Learning About Data Dispersion: Calculating Range, Variance, and Standard Deviation


When executing robust data analysis, statisticians must characterize a dataset using two fundamental properties: its central location and its extent of spread. While measures of central tendency—such as the mean or median—reveal where values tend to aggregate, they offer only a partial view. It is entirely possible for two datasets to share an identical average yet exhibit dramatically different internal distributions. To address this crucial gap, we rely on measures of dispersion, which quantify the degree to which individual data points deviate from that established central value. A small measure of dispersion signifies that the data points are tightly grouped, suggesting high consistency and predictability. Conversely, a large measure of dispersion points to significant heterogeneity and wide variability within the data.

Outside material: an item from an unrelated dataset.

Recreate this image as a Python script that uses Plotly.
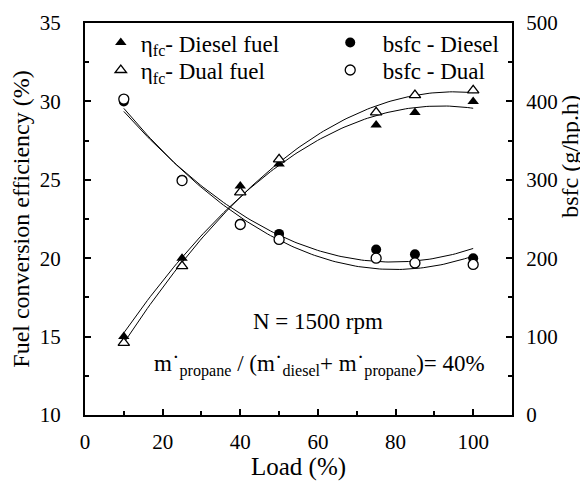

Understanding Measures of Dispersion and Their Importance

Measures of dispersion, frequently referred to as measures of variability or spread, are essential tools that provide critical insight into the homogeneity or heterogeneity of any collection of data. They allow analysts to gauge the scatter of data points, a prerequisite for making accurate and informed decisions across various fields. For instance, in finance, dispersion helps quantify risk; in quality control, it assesses product consistency; and in scientific experimentation, it determines the reliability of results. Relying solely on central tendency without considering dispersion can lead to profound misinterpretations. Consider two investment portfolios yielding the same average annual return; the portfolio exhibiting lower dispersion (less variability in returns) is inherently less risky and more desirable.

The choice of which specific measure of dispersion to employ is largely dictated by the data’s characteristics and the analyst’s concern regarding the influence of outliers—extreme values that can skew results. Simple measures, such as the range, are easy to compute but are highly sensitive to these extreme points. In contrast, the interquartile range (IQR) offers robustness, effectively ignoring these anomalies. Furthermore, variance and the standard deviation are cornerstones of inferential statistics. They use every data point to mathematically quantify the average deviation from the mean, forming the necessary basis for advanced statistical modeling and hypothesis testing. A thorough understanding of these concepts is fundamental for any accurate statistical interpretation.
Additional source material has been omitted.